Task to complete: Leave the pictures out and retype the lines from the beginning through the line with "fig = go.Figure()", both ends included.

Data excerpts:
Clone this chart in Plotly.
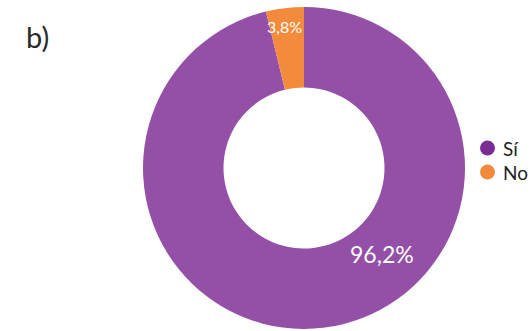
import plotly.graph_objects as go

# Survey answers and their shares (%)
labels = ["Sí", "No"]
values = [96.2, 3.8]
slice_colors = ["#9450a7", "#f28b3b"]
legend_colors = ["#7a2c93", "#f38a3b"]

FONT = "Lato"
W, H = 530, 331


def pct(v):
    return f"{v:.1f}%".replace(".", ",")


def px_x(x):
    return x / W


def px_y(y):
    return 1 - y / H


fig = go.Figure()

fig.add_trace(go.Pie(
    labels=labels,
    values=values,
    hole=0.5,
    sort=False,
    direction="clockwise",
    marker=dict(colors=slice_colors, line=dict(width=0)),
    textinfo="none",
    hoverinfo="label+percent",
    showlegend=False,
    domain=dict(x=[px_x(143), px_x(465)], y=[px_y(329), px_y(7)]),
))

# Percentage labels on the ring
label_pos = [(382, 254, 23), (284, 27, 16)]
for v, (lx, ly, sz) in zip(values, label_pos):
    fig.add_annotation(
        x=px_x(lx), y=px_y(ly), xref="paper", yref="paper", text=pct(v),
        showarrow=False, font=dict(family=FONT, size=sz, color="white"),
        xanchor="center", yanchor="middle",
    )

# Legend drawn as round swatches with text
legend_rows = [148, 172]
for lab, col, cy in zip(labels, legend_colors, legend_rows):
    fig.add_shape(
        type="circle", xref="paper", yref="paper",
        x0=px_x(480), x1=px_x(495), y0=px_y(cy + 7.5), y1=px_y(cy - 7.5),
        fillcolor=col, line=dict(width=0),
    )
    fig.add_annotation(
        x=px_x(501), y=px_y(cy), xref="paper", yref="paper", text=lab,
        showarrow=False, font=dict(family=FONT, size=19, color="#222222"),
        xanchor="left", yanchor="middle",
    )

# Panel tag
fig.add_annotation(
    x=px_x(37), y=px_y(37), xref="paper", yref="paper", text="b)",
    showarrow=False, font=dict(family=FONT, size=29, color="#2a2a2a"),
    xanchor="center", yanchor="middle",
)

fig.update_layout(
    width=W, height=H,
    margin=dict(l=0, r=0, t=0, b=0),
    paper_bgcolor="white", plot_bgcolor="white",
    showlegend=False,
)

fig.write_html("out.html")
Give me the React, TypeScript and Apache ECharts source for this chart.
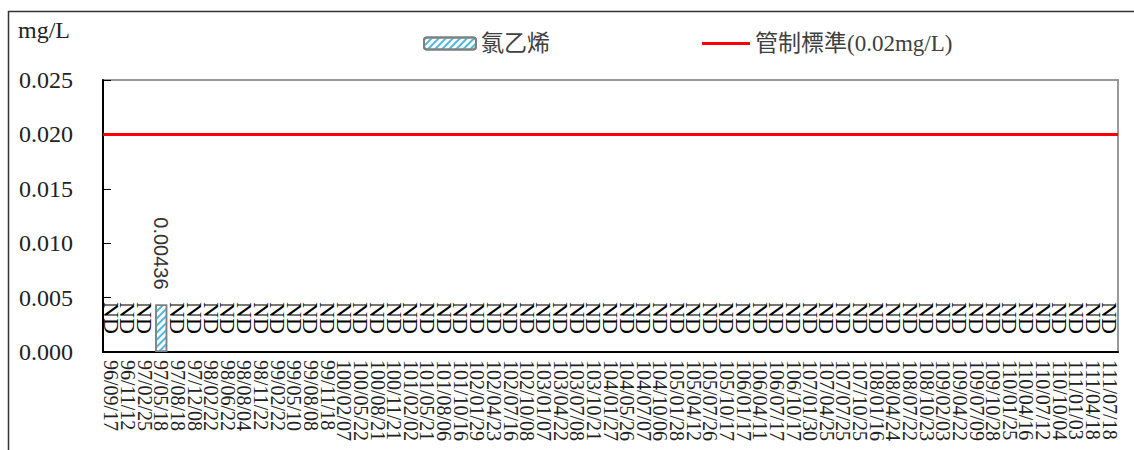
import React, { useEffect, useRef } from "react";
import * as echarts from "echarts";

const categories: string[] = [
  "96/09/17", "96/11/12", "97/02/25", "97/05/18", "97/08/18", "97/12/08", "98/02/22", "98/06/22",
  "98/08/04", "98/11/22", "99/02/22", "99/05/10", "99/08/08", "99/11/18", "100/02/07", "100/05/22",
  "100/08/21", "100/11/21", "101/02/02", "101/05/21", "101/08/06", "101/10/16", "102/01/29", "102/04/23",
  "102/07/16", "102/10/08", "103/01/07", "103/04/22", "103/07/08", "103/10/21", "104/01/27", "104/05/26",
  "104/07/07", "104/10/06", "105/01/28", "105/04/12", "105/07/26", "105/10/17", "106/01/17", "106/04/11",
  "106/07/17", "106/10/17", "107/01/30", "107/04/25", "107/07/25", "107/10/25", "108/01/16", "108/04/24",
  "108/07/22", "108/10/23", "109/02/03", "109/04/22", "109/07/09", "109/10/28", "110/01/25", "110/04/16",
  "110/07/12", "110/10/04", "111/01/03", "111/04/18", "111/07/18",
];

// "ND" = not detected
const vinylChloride: (number | string)[] = [
  "ND", "ND", "ND", 0.00436, "ND", "ND", "ND", "ND",
  "ND", "ND", "ND", "ND", "ND", "ND", "ND", "ND",
  "ND", "ND", "ND", "ND", "ND", "ND", "ND", "ND",
  "ND", "ND", "ND", "ND", "ND", "ND", "ND", "ND",
  "ND", "ND", "ND", "ND", "ND", "ND", "ND", "ND",
  "ND", "ND", "ND", "ND", "ND", "ND", "ND", "ND",
  "ND", "ND", "ND", "ND", "ND", "ND", "ND", "ND",
  "ND", "ND", "ND", "ND", "ND",
];

const LIMIT = 0.02;
const limitValues: number[] = categories.map(() => LIMIT);

const yTicks = { min: 0, max: 0.025, interval: 0.005 };

const SERIES_BAR = "氯乙烯";
const SERIES_LINE = "管制標準(0.02mg/L)";
const UNIT = "mg/L";

const SERIF = "'Liberation Serif', 'Times New Roman', 'Noto Sans CJK TC', serif";

export default function App() {
  const ref = useRef<HTMLDivElement>(null);

  useEffect(() => {
    if (!ref.current) return;
    const chart = echarts.init(ref.current, undefined, { renderer: "svg" });

    const barData = vinylChloride.map((v) => {
      if (v === "ND") {
        return {
          value: 0,
          itemStyle: { borderWidth: 0 },
          label: {
            show: true,
            formatter: "ND",
            position: ["50%", -34],
            rotate: -90,
            align: "center",
            verticalAlign: "middle",
            fontFamily: SERIF,
            fontSize: 22,
            color: "#000",
          },
        };
      }
      return {
        value: v as number,
        label: {
          show: true,
          formatter: String(v),
          position: "top",
          distance: 15,
          rotate: -90,
          align: "right",
          verticalAlign: "middle",
          fontFamily: "'Liberation Sans', Arial, sans-serif",
          fontSize: 20,
          color: "#333",
        },
      };
    });

    const decal = {
      symbol: "rect",
      symbolSize: 1,
      color: "#4fb8dc",
      dashArrayX: [1, 0],
      dashArrayY: [2, 3],
      rotation: -Math.PI / 4,
    };

    chart.setOption({
      animation: false,
      backgroundColor: "#fff",
      grid: {
        left: 103,
        right: 16,
        top: 80,
        bottom: 98,
        show: true,
        borderColor: "#999",
        borderWidth: 2,
      },
      legend: [
        {
          data: [SERIES_BAR],
          left: 418,
          top: 27,
          itemWidth: 52,
          itemHeight: 12,
          itemGap: 8,
          textStyle: { fontSize: 23, color: "#404040", fontFamily: SERIF },
        },
        {
          data: [{ name: SERIES_LINE, icon: "rect" }],
          left: 697,
          top: 27,
          itemWidth: 48,
          itemHeight: 3,
          textStyle: { fontSize: 23, color: "#404040", fontFamily: SERIF },
        },
      ],
      graphic: [
        {
          type: "rect",
          left: 6,
          top: 9,
          shape: { width: 1300, height: 600 },
          style: { fill: "none", stroke: "#333", lineWidth: 1.5 },
          silent: true,
        },
        {
          type: "text",
          left: 18,
          top: 18,
          style: { text: UNIT, fontSize: 24, fontFamily: SERIF, fill: "#222" },
        },
      ],
      xAxis: [
        {
          type: "category",
          data: categories,
          axisLine: { lineStyle: { color: "#000", width: 2 } },
          axisTick: { inside: true, length: 7, lineStyle: { color: "#000" } },
          axisLabel: {
            rotate: -90,
            interval: 0,
            margin: 8,
            fontSize: 20,
            fontFamily: SERIF,
            color: "#222",
          },
        },
        {
          type: "category",
          data: categories,
          boundaryGap: false,
          show: false,
        },
      ],
      yAxis: {
        type: "value",
        min: yTicks.min,
        max: yTicks.max,
        interval: yTicks.interval,
        axisLine: { show: true, lineStyle: { color: "#000", width: 2 } },
        axisTick: { show: true, inside: true, length: 8, lineStyle: { color: "#000" } },
        splitLine: { show: false },
        axisLabel: {
          formatter: (v: number) => v.toFixed(3),
          fontSize: 24,
          fontFamily: SERIF,
          color: "#222",
          margin: 30,
        },
      },
      series: [
        {
          name: SERIES_BAR,
          type: "bar",
          xAxisIndex: 0,
          barWidth: 12,
          data: barData,
          itemStyle: {
            color: "#ffffff",
            borderColor: "#7f7f7f",
            borderWidth: 1.5,
            decal,
          },
        },
        {
          name: SERIES_LINE,
          type: "line",
          xAxisIndex: 1,
          data: limitValues,
          symbol: "none",
          lineStyle: { color: "#ff0000", width: 3 },
          itemStyle: { color: "#ff0000" },
        },
      ],
    });

    return () => chart.dispose();
  }, []);

  return (
    <div
      ref={ref}
      style={{ position: "absolute", left: 0, top: 0, width: 1134, height: 450 }}
    />
  );
}
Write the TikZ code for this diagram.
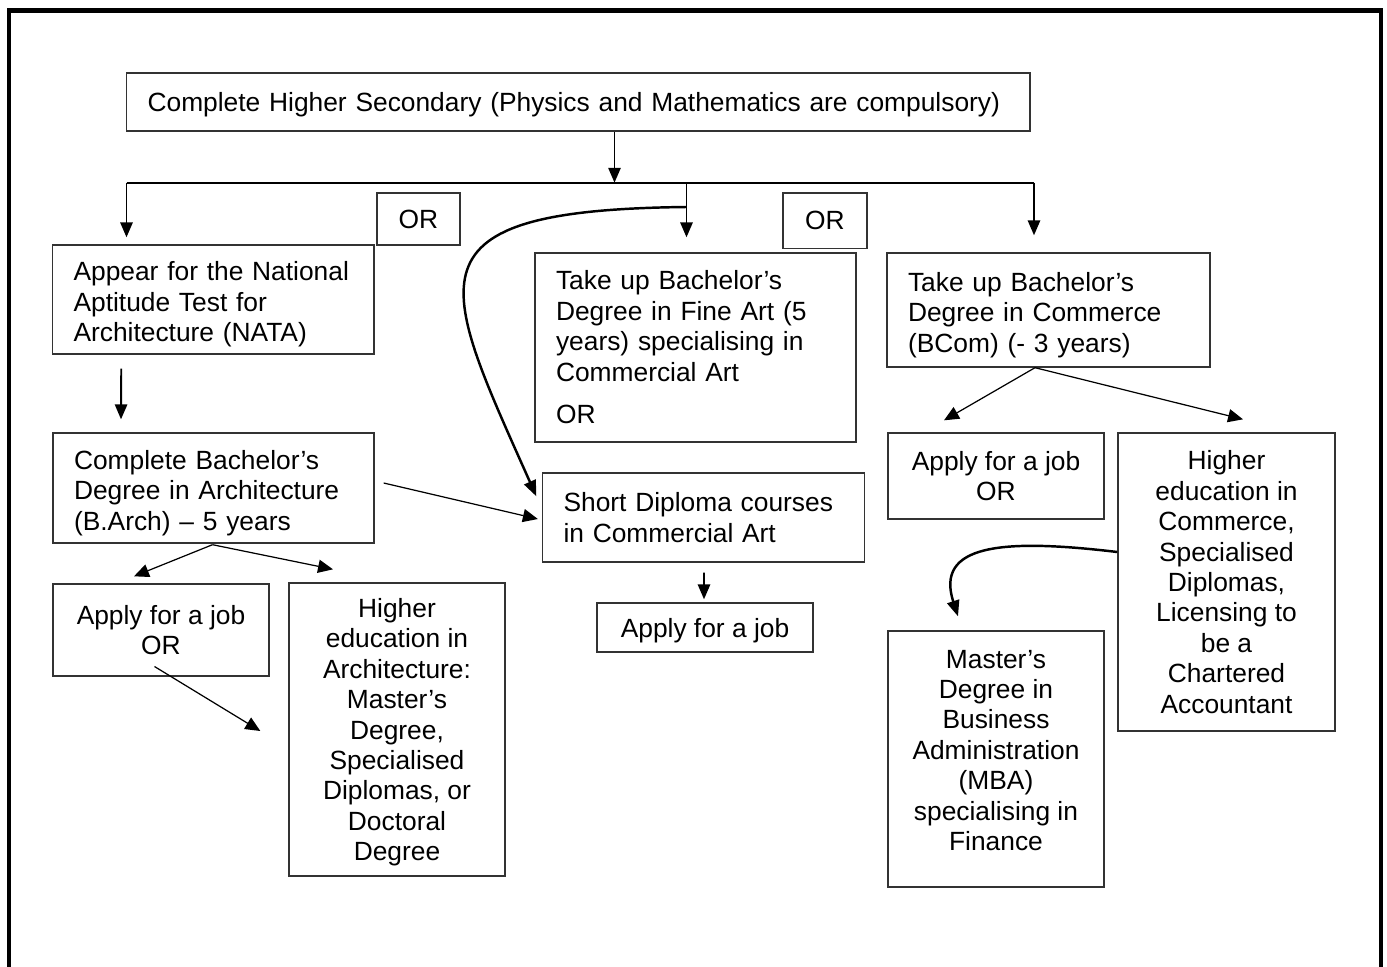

Response below:
Clone this chart in Plotly.
import plotly.graph_objects as go

# Survey answers and their shares (%)
labels = ["Sí", "No"]
values = [96.2, 3.8]
slice_colors = ["#9450a7", "#f28b3b"]
legend_colors = ["#7a2c93", "#f38a3b"]

FONT = "Lato"
W, H = 530, 331


def pct(v):
    return f"{v:.1f}%".replace(".", ",")


def px_x(x):
    return x / W


def px_y(y):
    return 1 - y / H


fig = go.Figure()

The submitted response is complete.